- _Directions for this task_
Give back exactly the lines from the beginning of the listing below to the line holding "0, 0, 1, 2, 1];", both ends included; the pictures stay out.

- - - - -

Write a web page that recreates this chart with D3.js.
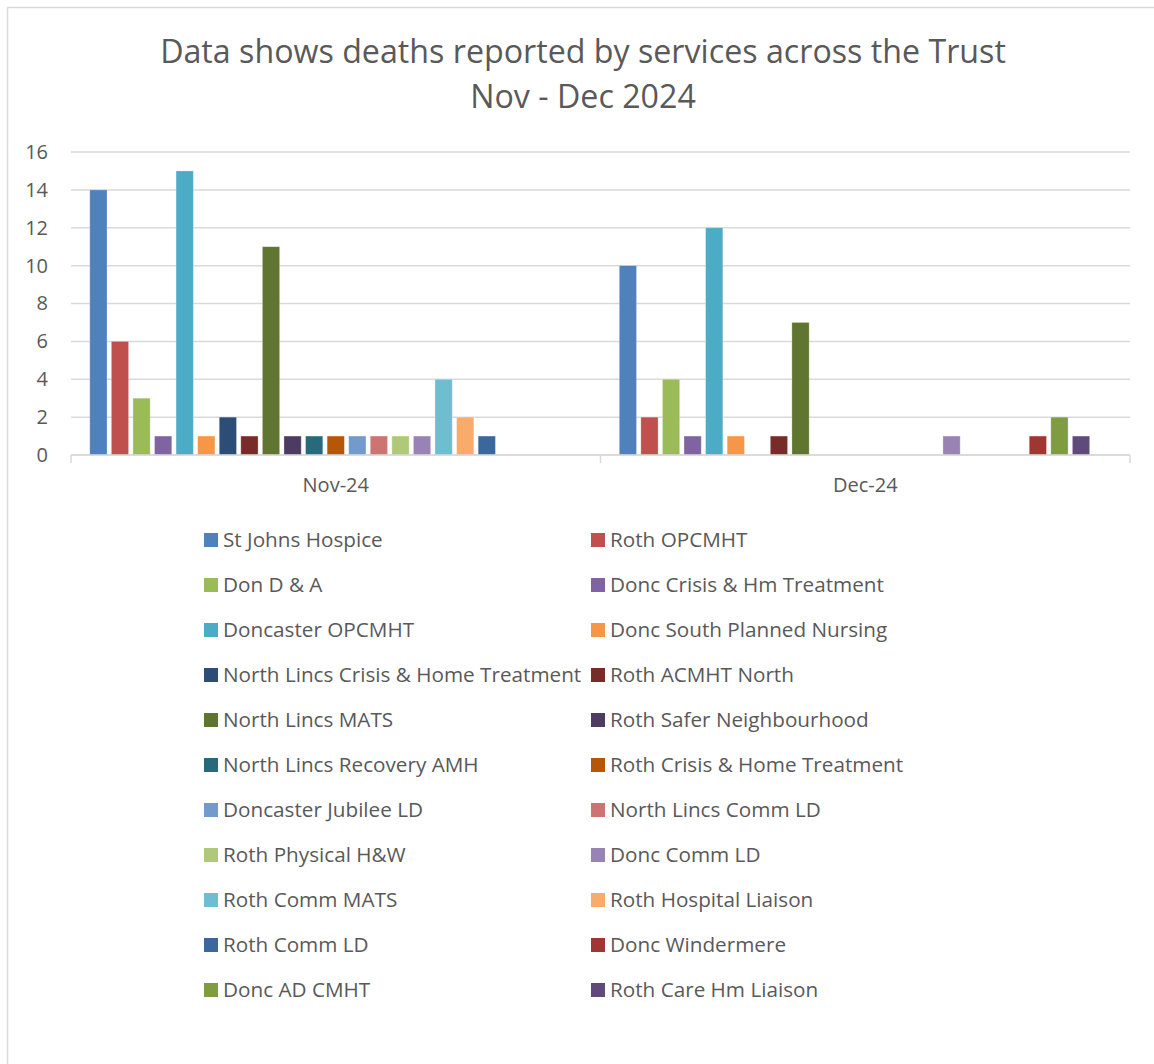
<!DOCTYPE html>
<html>
<head>
<meta charset="utf-8">
<script src="https://cdn.jsdelivr.net/npm/d3@7/dist/d3.min.js"></script>
<style>
  html, body { margin: 0; padding: 0; background: #fff; }
  svg { display: block; font-family: "Open Sans", Lato, sans-serif; }
</style>
</head>
<body>
<svg id="chart" width="1154" height="1064"></svg>
<script>
// Reporting months (clusters on the x axis)
const months = ["Nov-24", "Dec-24"];

// Services reporting deaths, in legend order
const services = [
  "St Johns Hospice", "Roth OPCMHT",
  "Don D & A", "Donc Crisis & Hm Treatment",
  "Doncaster OPCMHT", "Donc South Planned Nursing",
  "North Lincs Crisis & Home Treatment", "Roth ACMHT North",
  "North Lincs MATS", "Roth Safer Neighbourhood",
  "North Lincs Recovery AMH", "Roth Crisis & Home Treatment",
  "Doncaster Jubilee LD", "North Lincs Comm LD",
  "Roth Physical H&W", "Donc Comm LD",
  "Roth Comm MATS", "Roth Hospital Liaison",
  "Roth Comm LD", "Donc Windermere",
  "Donc AD CMHT", "Roth Care Hm Liaison"
];

// Deaths reported per service, one value per service
const nov24 = [14, 6, 3, 1, 15, 1, 2, 1, 11, 1, 1, 1, 1, 1, 1, 1, 4, 2, 1, 0, 0, 0];
const dec24 = [10, 2, 4, 1, 12, 1, 0, 1, 7, 0, 0, 0, 0, 0, 0, 1, 0, 0, 0, 1, 2, 1];

// Y axis ticks
const yTicks = [0, 2, 4, 6, 8, 10, 12, 14, 16];

// Series colours
const colors = [
  "#4F81BD", "#C0504D", "#9BBB59", "#8064A2", "#4BACC6", "#F79646",
  "#2C4D75", "#772C2A", "#5F7530", "#4D3B62", "#276A7C", "#B65708",
  "#729ACA", "#CD7371", "#AFC97A", "#9983B5", "#6FBDD1", "#F9AB6B",
  "#3A679C", "#9F3632", "#7F9D40", "#604A7B"
];

const monthValues = [nov24, dec24];

const svg = d3.select("#chart");
const textColor = "#595959";
const gridColor = "#D9D9D9";
const fontFamily = "'Open Sans', Lato, sans-serif";

// Outer chart frame
svg.append("rect")
  .attr("x", 7.5).attr("y", 7.5)
  .attr("width", 1170).attr("height", 1080)
  .attr("fill", "#fff")
  .attr("stroke", gridColor)
  .attr("stroke-width", 1.5);

// Title
const title = svg.append("text")
  .attr("text-anchor", "middle")
  .attr("fill", textColor)
  .attr("font-size", 32.2);
title.append("tspan").attr("x", 583).attr("y", 63)
  .text("Data shows deaths reported by services across the Trust");
title.append("tspan").attr("x", 583).attr("y", 108)
  .text("Nov - Dec 2024");

// Plot area
const plot = { left: 71, right: 1130, top: 152, bottom: 455 };

const y = d3.scaleLinear().domain([0, 16]).range([plot.bottom, plot.top]);

const x0 = d3.scaleBand().domain(months).range([plot.left, plot.right]).padding(0);

// Each cluster holds one slot per service plus one trailing empty slot
const slots = d3.range(services.length + 1);
const x1 = d3.scaleBand().domain(slots).range([0, x0.bandwidth()])
  .paddingInner(0.2).paddingOuter(0.87);

// Gridlines
svg.append("g")
  .selectAll("line")
  .data(yTicks)
  .join("line")
  .attr("x1", plot.left).attr("x2", plot.right)
  .attr("y1", d => y(d)).attr("y2", d => y(d))
  .attr("stroke", gridColor)
  .attr("stroke-width", 1.5);

// Y axis labels
const yAxis = svg.append("g")
  .attr("transform", `translate(${plot.left},0)`)
  .call(d3.axisLeft(y).tickValues(yTicks).tickSize(0).tickPadding(23));
yAxis.select(".domain").remove();
yAxis.selectAll("text")
  .attr("fill", textColor)
  .attr("font-size", 20)
  .attr("font-family", fontFamily);

// Bars
const groups = svg.append("g")
  .selectAll("g")
  .data(months)
  .join("g")
  .attr("transform", d => `translate(${x0(d)},0)`);

groups.selectAll("rect")
  .data((m, mi) => monthValues[mi].map((v, si) => ({ v, si })))
  .join("rect")
  .attr("x", d => x1(d.si))
  .attr("width", x1.bandwidth())
  .attr("y", d => y(d.v))
  .attr("height", d => y(0) - y(d.v))
  .attr("fill", d => colors[d.si])
  .attr("stroke", "#fff")
  .attr("stroke-opacity", 0.35)
  .attr("stroke-width", 0.8);

// X axis with category separators
const xAxis = svg.append("g")
  .attr("transform", `translate(0,${plot.bottom})`)
  .call(d3.axisBottom(x0).tickSize(0).tickPadding(23));
xAxis.select(".domain")
  .attr("stroke", gridColor)
  .attr("stroke-width", 1.5)
  .attr("d", `M${plot.left},0H${plot.right}`);
xAxis.selectAll("text")
  .attr("fill", textColor)
  .attr("font-size", 20)
  .attr("font-family", fontFamily);

const separators = [plot.left, ...months.map(m => x0(m) + x0.bandwidth())];
svg.append("g")
  .selectAll("line")
  .data(separators)
  .join("line")
  .attr("x1", d => d).attr("x2", d => d)
  .attr("y1", plot.bottom).attr("y2", plot.bottom + 8)
  .attr("stroke", gridColor)
  .attr("stroke-width", 1.5);

// Legend, two columns
const legend = svg.append("g");
const legendItems = legend.selectAll("g")
  .data(services)
  .join("g")
  .attr("transform", (d, i) => `translate(${i % 2 === 0 ? 204 : 591},${540 + Math.floor(i / 2) * 45})`);

legendItems.append("rect")
  .attr("x", 0).attr("y", -7)
  .attr("width", 14).attr("height", 14)
  .attr("fill", (d, i) => colors[i]);

legendItems.append("text")
  .attr("x", 19)
  .attr("y", 0)
  .attr("dy", "0.36em")
  .attr("fill", textColor)
  .attr("font-size", 20.7)
  .text(d => d);
</script>
</body>
</html>
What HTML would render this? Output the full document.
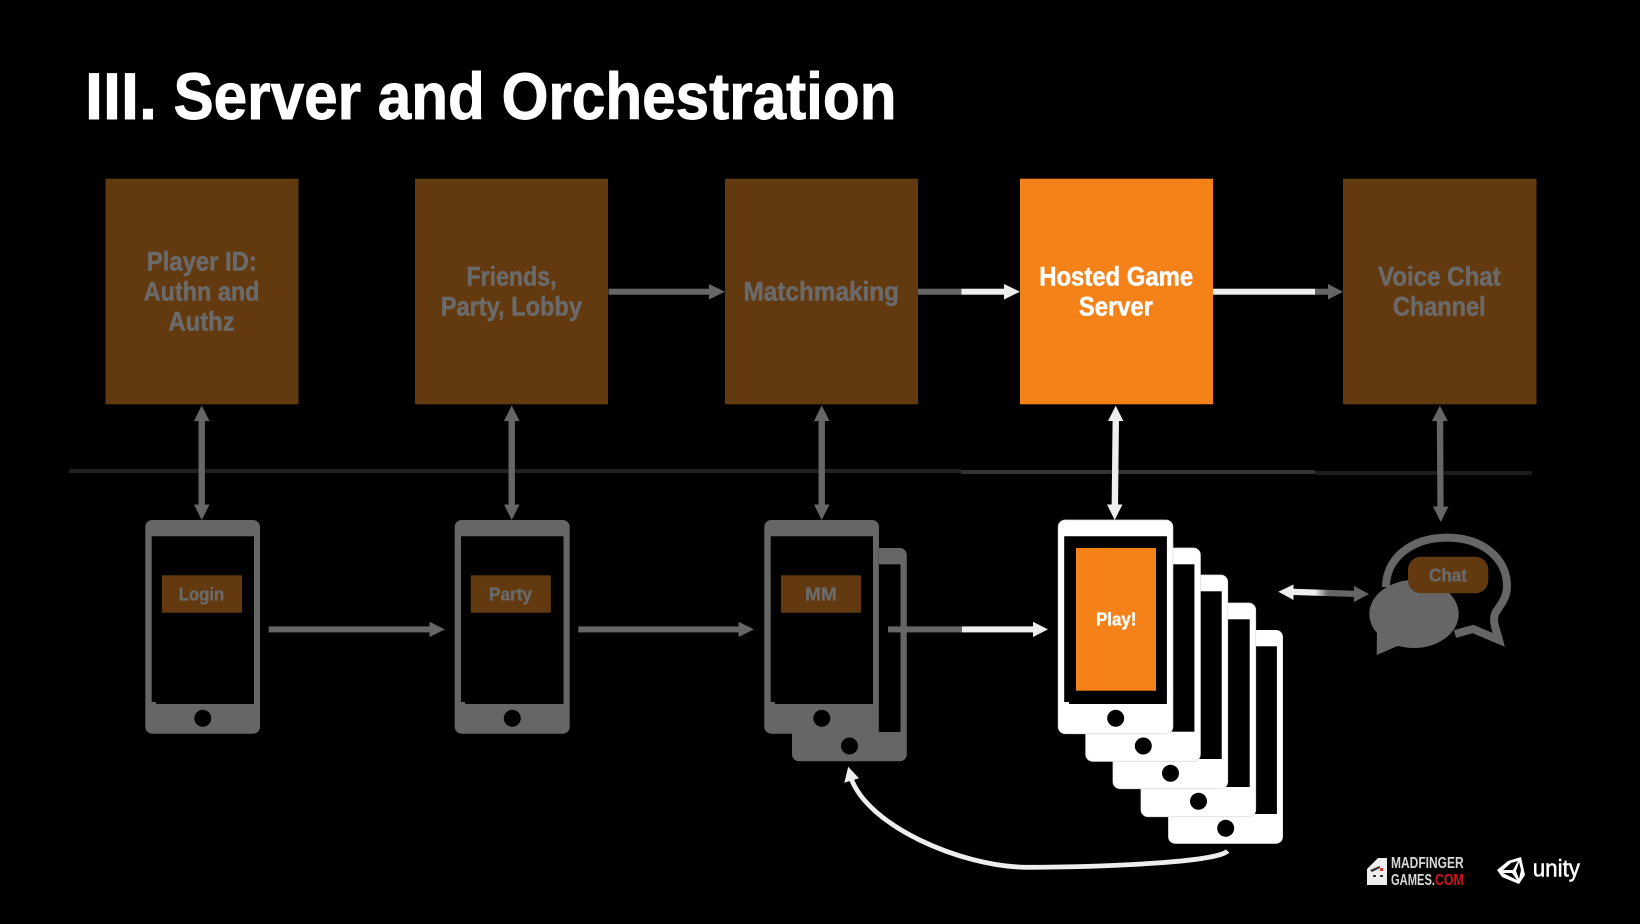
<!DOCTYPE html>
<html><head><meta charset="utf-8"><title>III. Server and Orchestration</title>
<style>html,body{margin:0;padding:0;background:#000}svg{display:block}
text{font-family:"Liberation Sans",sans-serif;font-weight:700;text-anchor:start}</style></head>
<body>
<svg width="1640" height="924" viewBox="0 0 1640 924" xmlns="http://www.w3.org/2000/svg">
<defs>
<linearGradient id="chatg" x1="1315" x2="1328" y1="0" y2="0" gradientUnits="userSpaceOnUse"><stop offset="0" stop-color="#eee"/><stop offset="1" stop-color="#666"/></linearGradient>
</defs>
<rect width="1640" height="924" fill="#000"/>

<g font-size="66" fill="#fff" stroke="#fff" stroke-width="0.9">
<text x="85" y="119" textLength="72" lengthAdjust="spacingAndGlyphs">III.</text>
<text x="173.5" y="119" textLength="723" lengthAdjust="spacingAndGlyphs">Server and Orchestration</text>
</g>

<!-- divider -->
<rect x="69" y="469" width="892" height="4" fill="#202020"/>
<rect x="961" y="470" width="354" height="4" fill="#333"/>
<rect x="1315" y="471" width="217" height="4" fill="#1c1c1c"/>

<!-- top boxes -->
<rect x="105.5" y="178.7" width="193" height="225.6" fill="#633a10"/>
<rect x="415" y="178.7" width="193" height="225.6" fill="#633a10"/>
<rect x="725" y="178.7" width="193" height="225.6" fill="#633a10"/>
<rect x="1020" y="178.7" width="193" height="225.6" fill="#f58219"/>
<rect x="1343" y="178.7" width="193.5" height="225.6" fill="#633a10"/>

<g font-size="26.5" fill="#6a6a6a" stroke="#6a6a6a" stroke-width="0.5" transform="translate(0,0.7)">
<text x="146.8" y="270" textLength="110" lengthAdjust="spacingAndGlyphs">Player ID:</text>
<text x="143.8" y="300" textLength="115.6" lengthAdjust="spacingAndGlyphs">Authn and</text>
<text x="168.4" y="330" textLength="66.3" lengthAdjust="spacingAndGlyphs">Authz</text>
<text x="466.5" y="285" textLength="90" lengthAdjust="spacingAndGlyphs">Friends,</text>
<text x="440.7" y="315" textLength="141.3" lengthAdjust="spacingAndGlyphs">Party, Lobby</text>
<text x="743.5" y="300" textLength="155.5" lengthAdjust="spacingAndGlyphs">Matchmaking</text>
<text x="1378" y="285" textLength="122.7" lengthAdjust="spacingAndGlyphs">Voice Chat</text>
<text x="1393" y="315" textLength="92.5" lengthAdjust="spacingAndGlyphs">Channel</text>
</g>
<g font-size="26.5" fill="#fff" stroke="#fff" stroke-width="0.5" transform="translate(0,0.7)">
<text x="1039.2" y="285" textLength="154" lengthAdjust="spacingAndGlyphs">Hosted Game</text>
<text x="1078.9" y="315" textLength="74" lengthAdjust="spacingAndGlyphs">Server</text>
</g>

<!-- horizontal arrows top -->
<rect x="608.5" y="288.7" width="102" height="6" fill="#666"/>
<polygon points="725,291.7 709,284 709,299.5" fill="#666"/>
<rect x="918" y="288.7" width="43.5" height="6" fill="#666"/>
<rect x="961.5" y="288.7" width="45" height="6" fill="#eee"/>
<polygon points="1020,291.7 1004,284 1004,299.5" fill="#eee"/>
<rect x="1213" y="288.7" width="102" height="6" fill="#eee"/>
<rect x="1315" y="288.7" width="15" height="6" fill="#666"/>
<polygon points="1343,291.7 1328,284 1328,299.5" fill="#666"/>

<!-- vertical arrows -->
<g fill="#666">
<rect x="198.5" y="418" width="6.4" height="90"/>
<polygon points="201.7,405.5 194,421 209.5,421"/>
<polygon points="201.7,520 194,504.5 209.5,504.5"/>
<rect x="508.5" y="418" width="6.4" height="90"/>
<polygon points="511.7,405.5 504,421 519.5,421"/>
<polygon points="511.7,520 504,504.5 519.5,504.5"/>
<rect x="818.5" y="418" width="6.4" height="90"/>
<polygon points="821.7,405.5 814,421 829.5,421"/>
<polygon points="821.7,520 814,504.5 829.5,504.5"/>
<polygon points="1436.8,418 1443.2,418 1443.6,508 1437.4,508"/>
<polygon points="1439.9,405.7 1432,421 1447.8,421"/>
<polygon points="1440.7,522 1433,506.5 1448.5,506.5"/>
</g>
<g fill="#eee">
<polygon points="1112.6,418 1119,418 1118,508 1111.6,508"/>
<polygon points="1115.7,405.7 1108,421 1123.4,421"/>
<polygon points="1114.7,520 1107,504.5 1122.5,504.5"/>
</g>

<!-- gray phones -->
<g fill="#666">
<rect x="145.3" y="520" width="114.7" height="213.7" rx="7"/>
<rect x="454.7" y="520" width="115" height="213.7" rx="7"/>
<rect x="792" y="548" width="114.8" height="213.3" rx="7"/>
<rect x="764.3" y="520" width="114.7" height="213.7" rx="7"/>
</g>
<rect x="878" y="548" width="1" height="186" fill="#555"/>
<g fill="#000">
<rect x="879" y="564.3" width="21.5" height="167.7"/>
<polygon points="151.7,536.3 254,536.3 254,704 156,704 156,702 151.7,702"/>
<polygon points="461,536.3 563.5,536.3 563.5,704 465,704 465,702 461,702"/>
<polygon points="770.7,536.3 873,536.3 873,704 775,704 775,702 770.7,702"/>
<circle cx="202.8" cy="718.3" r="8.5"/>
<circle cx="512.3" cy="718.3" r="8.5"/>
<circle cx="821.8" cy="718.3" r="8.5"/>
<circle cx="849.5" cy="746" r="8.5"/>
</g>

<!-- small labels -->
<rect x="162" y="575.3" width="80" height="37.4" fill="#633a10"/>
<rect x="470.8" y="575.3" width="80" height="37.4" fill="#633a10"/>
<rect x="781" y="575.3" width="80" height="37.4" fill="#633a10"/>
<g font-size="18.5" fill="#6a6a6a" stroke="#6a6a6a" stroke-width="0.35">
<text x="178.7" y="600.7" textLength="45.6" lengthAdjust="spacingAndGlyphs">Login</text>
<text x="489" y="600.7" textLength="43" lengthAdjust="spacingAndGlyphs">Party</text>
<text x="805" y="600.7" textLength="31.8" lengthAdjust="spacingAndGlyphs">MM</text>
</g>

<!-- lower arrows -->
<rect x="268.7" y="626.4" width="162" height="6" fill="#666"/>
<polygon points="445,629.4 429.5,621.7 429.5,637" fill="#666"/>
<rect x="578.3" y="626.4" width="162" height="6" fill="#666"/>
<polygon points="754,629.4 738.5,621.7 738.5,637" fill="#666"/>
<rect x="888" y="626.4" width="74" height="6" fill="#666"/>
<rect x="962" y="626.4" width="72" height="6" fill="#eee"/>
<polygon points="1048,629.4 1033,621.7 1033,637" fill="#eee"/>

<!-- white phones stack -->
<g>
<rect x="1168.2" y="630" width="114.7" height="213.7" rx="7" fill="#fff"/>
<rect x="1174.2" y="646.3" width="102.7" height="167.7" fill="#000"/>
<circle cx="1225.7" cy="828.3" r="8.5" fill="#000"/>
<rect x="1141" y="603" width="114.7" height="213.7" rx="7" fill="#fff" stroke="#ddd" stroke-width="0.8"/>
<rect x="1147" y="619.3" width="102.7" height="167.7" fill="#000"/>
<circle cx="1198.5" cy="801.3" r="8.5" fill="#000"/>
<rect x="1113" y="575" width="114.7" height="213.7" rx="7" fill="#fff" stroke="#ddd" stroke-width="0.8"/>
<rect x="1119" y="591.3" width="102.7" height="167.7" fill="#000"/>
<circle cx="1170.5" cy="773.3" r="8.5" fill="#000"/>
<rect x="1085.7" y="548" width="114.7" height="213.3" rx="7" fill="#fff" stroke="#ddd" stroke-width="0.8"/>
<rect x="1091.7" y="564.3" width="102.7" height="167.4" fill="#000"/>
<circle cx="1143.3" cy="746" r="8.5" fill="#000"/>
<rect x="1058.2" y="520" width="114.7" height="213.7" rx="7" fill="#fff" stroke="#ddd" stroke-width="0.8"/>
<polygon points="1064.2,536.3 1166.9,536.3 1166.9,704 1069,704 1069,702 1064.2,702" fill="#000"/>
<circle cx="1115.7" cy="718.3" r="8.5" fill="#000"/>
</g>
<rect x="1076" y="548" width="80" height="142.7" fill="#f58219"/>
<text x="1096" y="625.7" font-size="18.5" fill="#fff" stroke="#fff" stroke-width="0.35" textLength="40.4" lengthAdjust="spacingAndGlyphs">Play!</text>

<!-- curve -->
<path d="M1227.5 851 C1218 862 1110 867 1025 867.3 C960 866 868 826 851 778" fill="none" stroke="#eee" stroke-width="4.8"/>
<polygon points="848.2,766.7 844.3,782.7 859,778.3" fill="#eee"/>

<!-- chat arrow -->
<polygon points="1293,588.8 1355,590.8 1355,597 1293,595" fill="url(#chatg)"/>
<polygon points="1278.3,591.7 1293.5,584.5 1293.5,600" fill="#eee"/>
<polygon points="1369,594 1354,586 1354,602" fill="#666"/>

<!-- chat bubbles -->
<path d="M1386 587 C1386 558 1412 537.6 1447 537.6 C1482 537.6 1507 558 1507 586 C1507 598 1501 604 1496 612 C1491 620 1497 632 1499 640 L1473 629 L1455 634" fill="none" stroke="#666" stroke-width="8"/>
<polygon points="1503,645 1490,640 1497,630" fill="#666"/>
<ellipse cx="1414" cy="614" rx="44.7" ry="34" fill="#666"/>
<polygon points="1376.7,655 1377,628 1402,644" fill="#666"/>
<rect x="1408" y="556.7" width="80.3" height="36.6" rx="13" fill="#633a10"/>
<text x="1429" y="581.7" font-size="18.5" fill="#6a6a6a" stroke="#6a6a6a" stroke-width="0.35" textLength="38" lengthAdjust="spacingAndGlyphs">Chat</text>

<!-- madfinger logo -->
<path d="M1367 869 L1378 858 L1387 858 L1387 885 L1367 885 Z" fill="#eee"/>
<path d="M1370 870 L1380 866 L1380 868 L1372 872 Z" fill="#333"/>
<rect x="1373" y="875" width="3" height="2" fill="#333"/>
<rect x="1380" y="875" width="3" height="2" fill="#333"/>
<rect x="1380" y="868" width="3" height="3" fill="#d33"/>
<g font-size="15.5">
<text x="1391" y="868" fill="#d8d8d8" textLength="72.7" lengthAdjust="spacingAndGlyphs">MADFINGER</text>
<text x="1391" y="885" fill="#d8d8d8" textLength="44" lengthAdjust="spacingAndGlyphs">GAMES.</text>
<text x="1435" y="885" fill="#d3141b" textLength="28.7" lengthAdjust="spacingAndGlyphs">COM</text>
</g>

<!-- unity logo -->
<path d="M1521 857 L1525 875 L1519 884 L1502 877 L1497 870 L1508 861 Z M1511 863 L1503 870 L1513 870 L1518 861 Z M1512 873 L1503 873 L1517 880 Z M1516 871 L1519 879 L1521 870 L1519 862 Z" fill="#fff" fill-rule="evenodd"/>
<text x="1532.7" y="876.7" font-size="24" fill="#fff" stroke="#fff" stroke-width="0.5" textLength="47.3" lengthAdjust="spacingAndGlyphs" style="font-weight:400">unity</text>
</svg>
</body></html>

- - - - -

- _Finished task_
Write a web page that recreates this chart with D3.js.
<!DOCTYPE html>
<html>
<head>
<meta charset="utf-8">
<script src="https://cdn.jsdelivr.net/npm/d3@7/dist/d3.min.js"></script>
<style>
  html, body { margin: 0; padding: 0; background: #fff; }
  svg { display: block; font-family: "Open Sans", Lato, sans-serif; }
</style>
</head>
<body>
<svg id="chart" width="1154" height="1064"></svg>
<script>
// Reporting months (clusters on the x axis)
const months = ["Nov-24", "Dec-24"];

// Services reporting deaths, in legend order
const services = [
  "St Johns Hospice", "Roth OPCMHT",
  "Don D & A", "Donc Crisis & Hm Treatment",
  "Doncaster OPCMHT", "Donc South Planned Nursing",
  "North Lincs Crisis & Home Treatment", "Roth ACMHT North",
  "North Lincs MATS", "Roth Safer Neighbourhood",
  "North Lincs Recovery AMH", "Roth Crisis & Home Treatment",
  "Doncaster Jubilee LD", "North Lincs Comm LD",
  "Roth Physical H&W", "Donc Comm LD",
  "Roth Comm MATS", "Roth Hospital Liaison",
  "Roth Comm LD", "Donc Windermere",
  "Donc AD CMHT", "Roth Care Hm Liaison"
];

// Deaths reported per service, one value per service
const nov24 = [14, 6, 3, 1, 15, 1, 2, 1, 11, 1, 1, 1, 1, 1, 1, 1, 4, 2, 1, 0, 0, 0];
const dec24 = [10, 2, 4, 1, 12, 1, 0, 1, 7, 0, 0, 0, 0, 0, 0, 1, 0, 0, 0, 1, 2, 1];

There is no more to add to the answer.